_Prompt_: Set each record down exactly, excluding all images.

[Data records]
== == ==

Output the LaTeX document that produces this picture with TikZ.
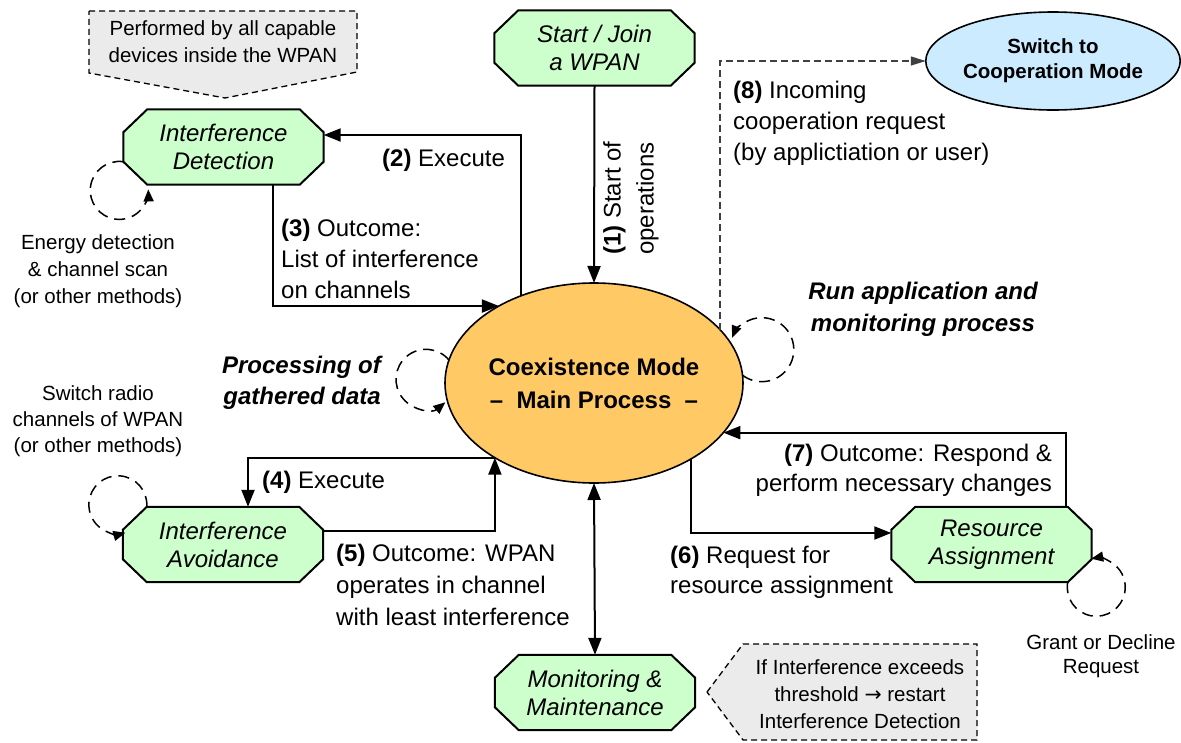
\documentclass[tikz,border=0pt]{standalone}
\usepackage{fontspec}
\setmainfont{Liberation Sans}
\newfontfamily\arrowfont{DejaVu Sans}
\usetikzlibrary{arrows.meta,shapes.geometric,backgrounds,calc}

\definecolor{stepgreen}{HTML}{CCFFCC}
\definecolor{coreorange}{HTML}{FFC966}
\definecolor{coopblue}{HTML}{CCEBFF}
\definecolor{notegray}{HTML}{EBEBEB}
\definecolor{dashgray}{HTML}{404040}

\tikzset{
  lbl/.style={inner sep=0pt, font=\fontsize{24}{31}\selectfont},
  emphlbl/.style={inner sep=0pt, font=\bfseries\itshape\fontsize{24}{32}\selectfont},
  note/.style={inner sep=0pt, align=center, font=\fontsize{20.5}{27}\selectfont},
  octbox/.style={minimum width=200pt, minimum height=75pt, inner sep=0pt,
    align=center, font=\itshape\fontsize{24}{28}\selectfont},
  mainproc/.style={ellipse, draw, line width=1.6pt, fill=coreorange,
    minimum width=298pt, minimum height=200pt, inner sep=0pt, outer sep=0pt,
    align=center, font=\bfseries\fontsize{24}{33}\selectfont},
  coopnode/.style={ellipse, draw, line width=1.6pt, fill=coopblue,
    minimum width=224pt, minimum height=98pt, inner sep=0pt, outer sep=0pt,
    align=center, font=\bfseries\fontsize{20.5}{25}\selectfont},
  octframe/.style={line width=2pt, fill=stepgreen, line join=miter},
  callout/.style={line width=1.3pt, dash pattern=on 6pt off 4pt, fill=notegray},
  arr/.style={line width=2pt, -{Triangle[length=17pt,width=13pt]}},
  dblarr/.style={line width=2pt, {Triangle[length=17pt,width=13pt]}-{Triangle[length=17pt,width=13pt]}},
  dasharr/.style={draw=dashgray, line width=1.2pt, dash pattern=on 7pt off 4pt,
    -{Triangle[length=15pt,width=9pt]}},
  loopline/.style={line width=1.5pt, dash pattern=on 11pt off 7pt,
    -{Triangle[length=12pt,width=10pt]}},
}

% chamfered frame around a named node
\newcommand\octagonframe[1]{%
  \draw[octframe]
    ($(#1.north west)+(24,0)$) -- ($(#1.north east)+(-24,0)$) --
    ($(#1.north east)+(0,-23)$) -- ($(#1.south east)+(0,23)$) --
    ($(#1.south east)+(-24,0)$) -- ($(#1.south west)+(24,0)$) --
    ($(#1.south west)+(0,23)$) -- ($(#1.north west)+(0,-23)$) -- cycle;}

\begin{document}
\begin{tikzpicture}[x=1pt,y=1pt]
\useasboundingbox (0,0) rectangle (1181,-742);

% process nodes
\node[mainproc] (main) at (594,-383) {Coexistence Mode\\[0pt]--\ \ Main Process\ \ --};
\node[octbox] (sj) at (594.5,-48) {Start / Join\\a WPAN};
\node[octbox] (id) at (223.5,-147) {Interference\\Detection};
\node[octbox] (ia) at (223,-544.5) {Interference\\Avoidance};
\node[octbox] (mm) at (595,-692.5) {Monitoring \&\\Maintenance};
\node[octbox] (ra) at (991.5,-544.5) {Resource\\Assignment};
\node[coopnode] (coop) at (1053,-61) {Switch to\\Cooperation Mode};

% side notes
\node[note] (nperf) at (223,-42) {Performed by all capable\\devices inside the WPAN};
\node[note] (nthresh) at (860,-694) {If Interference exceeds\\threshold {\arrowfont →} restart\\Interference Detection};
\node[note] (nenergy) at (98,-271) {Energy detection\\\& channel scan\\(or other methods)};
\node[note, font=\fontsize{20.5}{26}\selectfont] (nswitch) at (98,-421) {Switch radio\\channels of WPAN\\(or other methods)};
\node[note, font=\fontsize{20.5}{24}\selectfont] (ngrant) at (1101,-656) {Grant or Decline\\Request};

\begin{scope}[on background layer]
  \octagonframe{sj}
  \octagonframe{id}
  \octagonframe{ia}
  \octagonframe{mm}
  \octagonframe{ra}
  \draw[callout] (89,-11) -- (357,-11) -- (357,-72) -- (225,-98) -- (89,-73) -- cycle;
  \draw[callout] (707,-692) -- (743,-644) -- (977,-644) -- (977,-740) -- (743,-740) -- cycle;
\end{scope}

% connector labels
\node[lbl, rotate=90, align=left, font=\fontsize{24}{33}\selectfont] (l1) at (631,-198) {\textbf{(1)} Start of\\operations};
\node[lbl, anchor=west] (l2) at (382,-160) {\textbf{(2)} Execute};
\node[lbl, anchor=west, align=left] (l3) at (281,-259) {\textbf{(3)} Outcome:\\List of interference\\on channels};
\node[lbl, anchor=west] (l4) at (262,-482) {\textbf{(4)} Execute};
\node[lbl, anchor=west, align=left, font=\fontsize{24}{32}\selectfont] (l5) at (336,-585) {\textbf{(5)} Outcome: WPAN\\operates in channel\\with least interference};
\node[lbl, anchor=west, align=left, font=\fontsize{24}{30}\selectfont] (l6) at (670,-572) {\textbf{(6)} Request for\\resource assignment};
\node[lbl, anchor=east, align=right, font=\fontsize{24}{30}\selectfont] (l7) at (1052,-470) {\textbf{(7)} Outcome: Respond \&\\perform necessary changes};
\node[lbl, anchor=west, align=left] (l8) at (733,-123) {\textbf{(8)} Incoming\\cooperation request\\(by applictiation or user)};
\node[emphlbl, align=center] (lrun) at (923,-309) {Run application and\\monitoring process};
\node[emphlbl, anchor=east, align=right, font=\bfseries\itshape\fontsize{24}{31}\selectfont] (lproc) at (381,-383) {Processing of\\gathered data};

% connectors
\draw[arr] (sj.south) -- (main.north);
\draw[arr] (main.130.4) |- ([yshift=12pt]id.east);
\draw[arr] ([xshift=49.5pt]id.south) |- (main.141.9);
\draw[arr] (main.217.4) -| ([xshift=25pt]ia.north);
\draw[arr] ([yshift=13.5pt]ia.east) -| (main.217.4);
\draw[arr] (main.322.9) |- ([yshift=11.5pt]ra.west);
\draw[arr] ([xshift=74.5pt]ra.north) |- (main.339.1);
\draw[dblarr] (main.south) -- (mm.north);
\draw[dasharr] (main.23.75) |- (coop.west);

% self loops
\draw[loopline] ($(id.south west)+(0,23)$) arc[start angle=82, end angle=362, radius=29];
\draw[loopline] ($(ia.north west)+(24,0)$) arc[start angle=-4, end angle=285, radius=29];
\draw[loopline] ($(ra.south east)+(-24,0)$) arc[start angle=170, end angle=460, radius=29];
\draw[loopline] (main.171) arc[start angle=40, end angle=310, radius=30];
\draw[loopline] (main.3.1) arc[start angle=233, end angle=518, radius=32];
\end{tikzpicture}
\end{document}
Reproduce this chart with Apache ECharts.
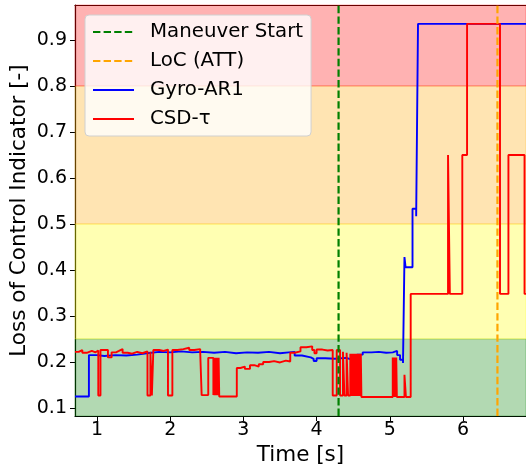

== == ==

_Response to this task_:
Output the LaTeX document that produces this picture with TikZ.
\documentclass[tikz,border=0pt]{standalone}
\usepackage{fontspec}
\setmainfont{Liberation Sans}
\newfontfamily\arrowfont{DejaVu Sans}
\usetikzlibrary{arrows.meta,shapes.geometric,backgrounds,calc}

\definecolor{stepgreen}{HTML}{CCFFCC}
\definecolor{coreorange}{HTML}{FFC966}
\definecolor{coopblue}{HTML}{CCEBFF}
\definecolor{notegray}{HTML}{EBEBEB}
\definecolor{dashgray}{HTML}{404040}

\tikzset{
  lbl/.style={inner sep=0pt, font=\fontsize{24}{31}\selectfont},
  emphlbl/.style={inner sep=0pt, font=\bfseries\itshape\fontsize{24}{32}\selectfont},
  note/.style={inner sep=0pt, align=center, font=\fontsize{20.5}{27}\selectfont},
  octbox/.style={minimum width=200pt, minimum height=75pt, inner sep=0pt,
    align=center, font=\itshape\fontsize{24}{28}\selectfont},
  mainproc/.style={ellipse, draw, line width=1.6pt, fill=coreorange,
    minimum width=298pt, minimum height=200pt, inner sep=0pt, outer sep=0pt,
    align=center, font=\bfseries\fontsize{24}{33}\selectfont},
  coopnode/.style={ellipse, draw, line width=1.6pt, fill=coopblue,
    minimum width=224pt, minimum height=98pt, inner sep=0pt, outer sep=0pt,
    align=center, font=\bfseries\fontsize{20.5}{25}\selectfont},
  octframe/.style={line width=2pt, fill=stepgreen, line join=miter},
  callout/.style={line width=1.3pt, dash pattern=on 6pt off 4pt, fill=notegray},
  arr/.style={line width=2pt, -{Triangle[length=17pt,width=13pt]}},
  dblarr/.style={line width=2pt, {Triangle[length=17pt,width=13pt]}-{Triangle[length=17pt,width=13pt]}},
  dasharr/.style={draw=dashgray, line width=1.2pt, dash pattern=on 7pt off 4pt,
    -{Triangle[length=15pt,width=9pt]}},
  loopline/.style={line width=1.5pt, dash pattern=on 11pt off 7pt,
    -{Triangle[length=12pt,width=10pt]}},
}

% chamfered frame around a named node
\newcommand\octagonframe[1]{%
  \draw[octframe]
    ($(#1.north west)+(24,0)$) -- ($(#1.north east)+(-24,0)$) --
    ($(#1.north east)+(0,-23)$) -- ($(#1.south east)+(0,23)$) --
    ($(#1.south east)+(-24,0)$) -- ($(#1.south west)+(24,0)$) --
    ($(#1.south west)+(0,23)$) -- ($(#1.north west)+(0,-23)$) -- cycle;}

\begin{document}
\begin{tikzpicture}[x=1pt,y=1pt]
\useasboundingbox (0,0) rectangle (1181,-742);

% process nodes
\node[mainproc] (main) at (594,-383) {Coexistence Mode\\[0pt]--\ \ Main Process\ \ --};
\node[octbox] (sj) at (594.5,-48) {Start / Join\\a WPAN};
\node[octbox] (id) at (223.5,-147) {Interference\\Detection};
\node[octbox] (ia) at (223,-544.5) {Interference\\Avoidance};
\node[octbox] (mm) at (595,-692.5) {Monitoring \&\\Maintenance};
\node[octbox] (ra) at (991.5,-544.5) {Resource\\Assignment};
\node[coopnode] (coop) at (1053,-61) {Switch to\\Cooperation Mode};

% side notes
\node[note] (nperf) at (223,-42) {Performed by all capable\\devices inside the WPAN};
\node[note] (nthresh) at (860,-694) {If Interference exceeds\\threshold {\arrowfont →} restart\\Interference Detection};
\node[note] (nenergy) at (98,-271) {Energy detection\\\& channel scan\\(or other methods)};
\node[note, font=\fontsize{20.5}{26}\selectfont] (nswitch) at (98,-421) {Switch radio\\channels of WPAN\\(or other methods)};
\node[note, font=\fontsize{20.5}{24}\selectfont] (ngrant) at (1101,-656) {Grant or Decline\\Request};

\begin{scope}[on background layer]
  \octagonframe{sj}
  \octagonframe{id}
  \octagonframe{ia}
  \octagonframe{mm}
  \octagonframe{ra}
  \draw[callout] (89,-11) -- (357,-11) -- (357,-72) -- (225,-98) -- (89,-73) -- cycle;
  \draw[callout] (707,-692) -- (743,-644) -- (977,-644) -- (977,-740) -- (743,-740) -- cycle;
\end{scope}

% connector labels
\node[lbl, rotate=90, align=left, font=\fontsize{24}{33}\selectfont] (l1) at (631,-198) {\textbf{(1)} Start of\\operations};
\node[lbl, anchor=west] (l2) at (382,-160) {\textbf{(2)} Execute};
\node[lbl, anchor=west, align=left] (l3) at (281,-259) {\textbf{(3)} Outcome:\\List of interference\\on channels};
\node[lbl, anchor=west] (l4) at (262,-482) {\textbf{(4)} Execute};
\node[lbl, anchor=west, align=left, font=\fontsize{24}{32}\selectfont] (l5) at (336,-585) {\textbf{(5)} Outcome: WPAN\\operates in channel\\with least interference};
\node[lbl, anchor=west, align=left, font=\fontsize{24}{30}\selectfont] (l6) at (670,-572) {\textbf{(6)} Request for\\resource assignment};
\node[lbl, anchor=east, align=right, font=\fontsize{24}{30}\selectfont] (l7) at (1052,-470) {\textbf{(7)} Outcome: Respond \&\\perform necessary changes};
\node[lbl, anchor=west, align=left] (l8) at (733,-123) {\textbf{(8)} Incoming\\cooperation request\\(by applictiation or user)};
\node[emphlbl, align=center] (lrun) at (923,-309) {Run application and\\monitoring process};
\node[emphlbl, anchor=east, align=right, font=\bfseries\itshape\fontsize{24}{31}\selectfont] (lproc) at (381,-383) {Processing of\\gathered data};

% connectors
\draw[arr] (sj.south) -- (main.north);
\draw[arr] (main.130.4) |- ([yshift=12pt]id.east);
\draw[arr] ([xshift=49.5pt]id.south) |- (main.141.9);
\draw[arr] (main.217.4) -| ([xshift=25pt]ia.north);
\draw[arr] ([yshift=13.5pt]ia.east) -| (main.217.4);
\draw[arr] (main.322.9) |- ([yshift=11.5pt]ra.west);
\draw[arr] ([xshift=74.5pt]ra.north) |- (main.339.1);
\draw[dblarr] (main.south) -- (mm.north);
\draw[dasharr] (main.23.75) |- (coop.west);

% self loops
\draw[loopline] ($(id.south west)+(0,23)$) arc[start angle=82, end angle=362, radius=29];
\draw[loopline] ($(ia.north west)+(24,0)$) arc[start angle=-4, end angle=285, radius=29];
\draw[loopline] ($(ra.south east)+(-24,0)$) arc[start angle=170, end angle=460, radius=29];
\draw[loopline] (main.171) arc[start angle=40, end angle=310, radius=30];
\draw[loopline] (main.3.1) arc[start angle=233, end angle=518, radius=32];
\end{tikzpicture}
\end{document}
Reproduce this chart with Apache ECharts.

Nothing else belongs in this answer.